I dove into the mess and came up with a working solution. First, I generated a local copy of loaders.cache with::
gdk-pixbuf-query-loaders > loaders.cache
Then, I edited loaders.cache, removing the long path names. For example, I changed:
"/usr/local/Cellar/gdk-pixbuf/2.30.8/lib/gdk-pixbuf-2.0/2.10.0/loaders/libpixbufloader-ani.so"
to:
"libpixbufloader-ani.so"
and so on.
Then, I created an rthook file called pixbuf_rthook.py to change the GDK_PIXBUF_MODULE_FILE environment variable on start-up::
> import os
>
> os.environ['GDK_PIXBUF_MODULE_FILE'] = os.environ['PWD'] + '/loaders.cache'
Finally, I added the rthook, libpixbufloaders*, and loaders.cache to my .spec file. It now looks like this::
> # -*- mode: python -*-
> a = Analysis(['pixbuf.py'],
> pathex=['/Users/apple/Downloads/test_pyinstall2'],
> hiddenimports=['glib'],
> hookspath=None,
> runtime_hooks=['pixbuf_rthook.py'])
> pyz = PYZ(a.pure)
>
> more_binaries = []
> pixbuf_dir = '/usr/local/lib/gdk-pixbuf-2.0/2.10.0/loaders'
> for pixbuf_type in os.listdir(pixbuf_dir):
> if pixbuf_type.endswith('.so'):
> more_binaries.append((pixbuf_type, os.path.join(pixbuf_dir, pixbuf_type), 'BINARY'))
>
> exe = EXE(pyz,
> a.scripts,
> exclude_binaries=True,
> name='pixbuf',
> debug=False,
> strip=None,
> upx=True,
> console=True )
> coll = COLLECT(exe, [('loaders.cache', './loaders.cache', 'DATA')],
> a.binaries + more_binaries,
> a.zipfiles,
> a.datas,
> strip=None,
> upx=True,
> name='pixbuf')
This fixed the errors and now gtk.gdk.pixbuf_new_from_file works.
The changes to my main application were more extensive, because pango had a similar cache-type file called pango.modules and pangox.aliases which I worked in with similar methods.

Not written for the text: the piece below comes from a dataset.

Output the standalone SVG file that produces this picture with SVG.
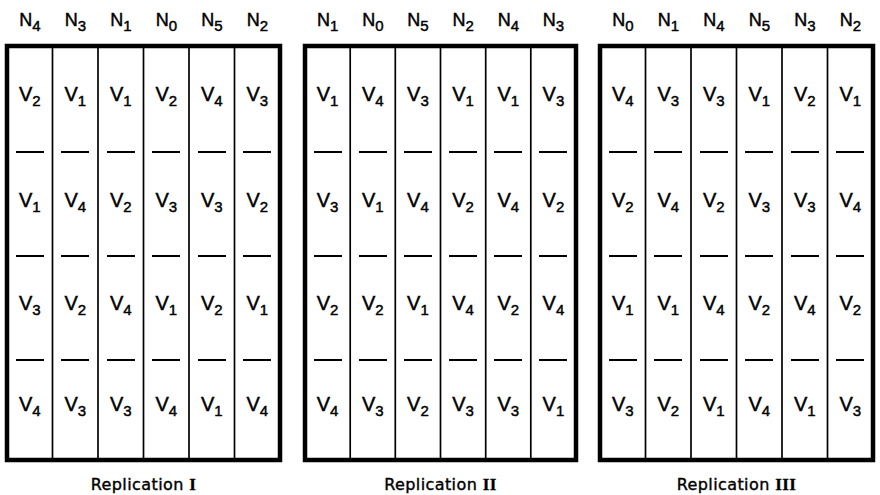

If anyone would like to see the adjustments for the full application, let me know, and I can post it here. If macports is equally as messy with gtk and pyinstaller, it probably makes sense to adjust the osx gtk hook and rthooks in PyInstaller itself so others can benefit from these findings.